Sepasang pengguna sepeda berhenti sejenak untuk membetulkan posisi jas hujan dari plastik tipis yang mereka gunakan untuk melindungi badan dari hujan yang turun sejak pagi di Kampung Gamelan, Kelurahan Panembahan, Kraton, Yogyakarta, Kamis (18/1/2024) sore. Sekitar 2 meter dari tempat mereka berhenti terdapat sebuah spanduk berwarna oranye dengan panjang sekitar 1,5 meter yang diikatkan pada tiang penanda Kampung Gamelan. Spanduk itu berisi penolakan warga terhadap pemasangan atribut partai politik di permukiman mereka.
Spanduk sejenis dipasang di sedikitnya tiga lokasi di kampung itu. Pemasangan dilakukan di sudut-sudut jalan untuk memastikan visibilitasnya baik.
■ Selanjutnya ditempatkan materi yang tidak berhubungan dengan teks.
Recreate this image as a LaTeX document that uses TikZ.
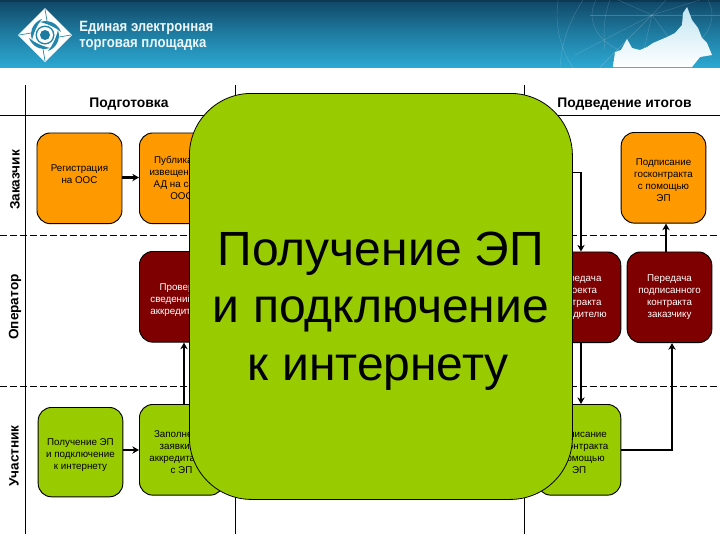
\documentclass[tikz,border=0pt]{standalone}
\usepackage{fontspec}
\setmainfont{Liberation Sans}
\usetikzlibrary{arrows.meta,shadings}
\definecolor{gorange}{HTML}{FF9900}
\definecolor{gred}{HTML}{7F0000}
\definecolor{ggreen}{HTML}{99CC00}
\definecolor{bantop}{HTML}{0F4666}
\definecolor{banbot}{HTML}{2CA8D2}
\newcommand{\fsz}[2]{\fontsize{#1}{#2}\selectfont}
\newcommand{\topstrut}[1]{\rule{0pt}{#1}}
\newcommand{\botstrut}[1]{\rule[-#1]{0pt}{1pt}}
\newcommand{\rsp}[1]{\hspace*{#1}}
\tikzset{
  x=0.75pt,y=-0.75pt,
  procbox/.style={draw=black,line width=0.7pt,rounded corners=10pt,inner sep=0pt,align=center,anchor=north west,font=\fsz{7.35}{9}},
  orbox/.style={procbox,fill=gorange,text=black},
  redbox/.style={procbox,fill=gred,text=white},
  grbox/.style={procbox,fill=ggreen,text=black},
  lane/.style={line width=0.75pt,black},
  sep/.style={line width=0.6pt,black,dash pattern=on 5pt off 2.5pt},
  flow/.style={line width=1.6pt,black,-{Stealth[length=5pt,width=5.5pt]}},
  flowthin/.style={line width=1.1pt,black,-{Stealth[length=5pt,width=5.5pt]}},
  head/.style={font=\fsz{10.4}{12}\bfseries,inner sep=0pt},
  lanelabel/.style={font=\fsz{10.2}{12}\bfseries,inner sep=0pt,rotate=90},
  bantext/.style={inner sep=0pt,anchor=base west,text=white!90!banbot,font=\fsz{11.2}{13}\bfseries},
  gridline/.style={white,opacity=.2,line width=.3pt},
}
\begin{document}
\begin{tikzpicture}
\useasboundingbox (0,0) rectangle (720,540);
\fill[white] (0,0) rectangle (720,540);
% banner
\shade[top color=bantop,bottom color=banbot,middle color=bantop!45!banbot] (0,0) rectangle (720,67);
\fill[bantop!80!black] (0,0) rectangle (720,1.5);
% globe grid
\begin{scope}
\clip (555,0) rectangle (720,67);
\draw[gridline] (652,15) circle (95);
\draw[gridline] (652,15) ellipse (60 and 42);
\draw[gridline] (590,15) -- (720,15);
\draw[gridline] (583,0) .. controls (570,20) and (562,40) .. (560,67);
\draw[gridline] (610,0) .. controls (604,15) and (603,30) .. (605,50);
\draw[gridline] (652,15) -- (600,67);
\draw[gridline] (652,15) -- (640,67);
\draw[gridline] (652,15) -- (618,0);
\draw[gridline] (652,15) -- (666,0);
\draw[gridline] (652,15) -- (700,0);
\draw[gridline] (652,15) -- (575,55);
\draw[gridline] (652,15) -- (672,42);
\end{scope}
% map
\shade[top color=white!70!banbot,bottom color=white,shading angle=0]
  (613,67) -- (615,52) -- (621,50) -- (627,39) -- (632,48) -- (640,50) -- (647,47) -- (653,43) -- (667,37) -- (675,33) -- (682,25) -- (683,13) -- (687,7) -- (689,12) -- (692,20) -- (698,28) -- (702,38) -- (707,43) -- (712,55) -- (700,57) -- (692,67) -- cycle;
% logo
\fill[white] (45,8) -- (72,35) -- (45,62) -- (18,35) -- cycle;
\foreach \a in {0,90,180,270}{
  \fill[banbot!65!bantop,rotate around={\a:(45,35)}] (40,22) .. controls (50,19) and (58,24) .. (61,32) .. controls (55,27) and (48,24) .. (40,22) -- cycle;
  \draw[banbot!65!bantop,line width=.5pt,rotate around={\a:(45,35)}] (45,9) -- (47,21);
}
\fill[banbot!65!bantop] (45,35) circle (9.5);
\fill[white] (45,35) circle (8);
\fill[bantop!45!banbot] (45,35) circle (5);
\node[bantext] (t1) at (79,31.5) {\scalebox{0.88}[1]{Единая электронная}};
\node[bantext] (t2) at (79,47.5) {\scalebox{0.88}[1]{торговая площадка}};
% lanes
\draw[lane] (25,85) -- (25,534);
\draw[lane] (235,85) -- (235,534);
\draw[lane] (524,85) -- (524,534);
\draw[lane] (0,115.5) -- (720,115.5);
\draw[sep] (0,235) -- (720,235);
\draw[sep] (0,386) -- (720,386);
\node[head] (h1) at (129,104.5) {Подготовка};
\node[head] (h2) at (624.5,104.5) {Подведение итогов};
\node[lanelabel] (l1) at (15,180) {Заказчик};
\node[lanelabel] (l2) at (15,307) {Оператор};
\node[lanelabel] (l3) at (14,456) {Участник};
% boxes
\node[orbox,minimum width=63.75pt,minimum height=68pt] (reg) at (36.5,132.5) {Регистрация\\на ООС\botstrut{7pt}};
\node[orbox,minimum width=63pt,minimum height=68pt] (pub) at (139,132.5) {Публикация\\извещения об\\АД на сайте\\ООС};
\node[redbox,minimum width=63pt,minimum height=68pt] (chk) at (139,251) {\topstrut{10.4pt}Проверка\\сведений для\\аккредитации};
\node[grbox,minimum width=63.5pt,minimum height=67pt] (get) at (37.7,407) {\topstrut{9pt}Получение ЭП\\и подключение\\к интернету};
\node[grbox,minimum width=63pt,minimum height=68pt] (fill) at (139,404) {\topstrut{9pt}Заполнение\\заявки на\\аккредитацию\\с ЭП};
\node[orbox,minimum width=63.5pt,minimum height=68pt] (sign) at (620.7,132) {\topstrut{9pt}Подписание\\госконтракта\\с помощью\\ЭП};
\node[redbox,minimum width=62.5pt,minimum height=68pt] (send) at (537,251.5) {Передача\\проекта\\контракта\\победителю};
\node[redbox,minimum width=63.5pt,minimum height=68pt] (send2) at (626.7,251.5) {Передача\\подписанного\\контракта\\заказчику};
\node[grbox,minimum width=62.5pt,minimum height=68pt] (part) at (537,404) {\topstrut{9pt}Подписание\\госконтракта\\с помощью\\ЭП};
% connectors
\coordinate (hid) at (560,172.5);
\draw[flow] (reg.east|-0,177.5) -- (pub.west|-0,177.5);
\draw[flow] (get.east|-0,450) -- (fill.west|-0,450);
\draw[flow] (184,0|-fill.north) -- (184,0|-chk.south);
\draw[flowthin] (hid) -- (581,0|-hid) -- (581,0|-send.north);
\draw[flow] (581,0|-send.south) -- (581,0|-part.north);
\draw[flowthin] (part.east|-0,450) -- (672,450) -- (672,0|-send2.south);
\draw[flow] (666,0|-send2.north) -- (666,0|-sign.south);
% overlay
\node[draw=black,line width=0.6pt,fill=ggreen,rounded corners=46.5pt,inner sep=0pt,anchor=north west,minimum width=287.25pt,minimum height=304.5pt,text width=287.25pt,align=flush center,text=black,font=\fsz{36}{36}] (big) at (189,93) {\topstrut{47pt}Получение ЭП\rsp{3.5pt}\\[7pt]и подключение\rsp{9pt}\\[7pt]к интернету\rsp{4pt}};
\end{tikzpicture}
\end{document}
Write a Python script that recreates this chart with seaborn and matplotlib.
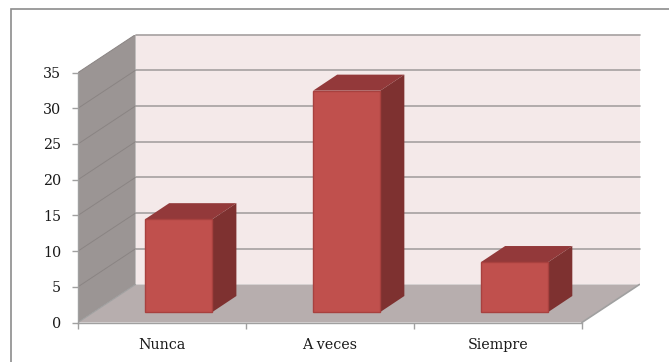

Kampung Gamelan pada masa lampau merupakan tempat tinggal para abdi dalem Keraton Yogyakarta yang bertugas sebagai perawat kuda atau biasa disebut gamel. Kampung para pekerja gamel itu hanya berjarak sekitar 1 kilometer dari Keraton Yogyakarta dan berada di dalam lingkup benteng Keraton Yogyakarta, atau lazim dikenal dengan sebutan Njeron Beteng.
Fenomena penolakan warga Kampung Gamelan terhadap bermacam atribut kampanye bak oase di tengah jenuhnya masyarakat terhadap atribut kampanye yang kian menjejali ruang di tepi jalan dan sering kali dipasang dengan sembarangan. Dosen Komunikasi Visual Fakultas Seni Rupa Institut Seni Indonesia (ISI) Yogyakarta sekaligus inisiator gerakan Reresik Sampah Visual, Sumbo Tinarbuko, saat masa kampanye Pemilu 2019 lalu bahkan menyebut alat peraga kampanye (APK) beralih fungsi menjadi teroris visual yang rajin menyebar sampah visual iklan politik pada ruang publik.
Menurut Mukhlis, Ketua RT 050 RW 013 Kelurahan Panembahan, penolakan warga terhadap APK dilakukan karena pemasangan atribut kampanye sering dilakukan secara sembarangan sehingga justru menimbulkan masalah. Warga yang jengkel terhadap pemasangan APK, lanjut Mukhlis, dikhawatirkan akan mencabut sendiri alat peraga kampanye yang dinilai mengganggu, padahal hal itu melanggar aturan.
Penolakan warga terhadap keberadaan APK berbuah manis. Pemandangan kampung itu pun menjadi alami seperti hari-hari biasa ketika masa kampanye belum berlangsung.
Menurut Retta, salah seorang warga, kesepakatan Kampung Gamelan dalam menolak alat peraga kampanye turut berimbas pada sejumlah kampung di sekitarnya. Meski tidak semua kampung di lingkup Njeron Beteng memiliki paradigma yang sama dengan Kampung Gamelan, setidaknya sikap menolak kehadiran atribut kampanye tersebut menjadi salah satu simbol keberanian menolak penjajahan visual dari para pegiat partai politik yang sering kali semena-mena dalam upaya mereka menggalang perolehan suara.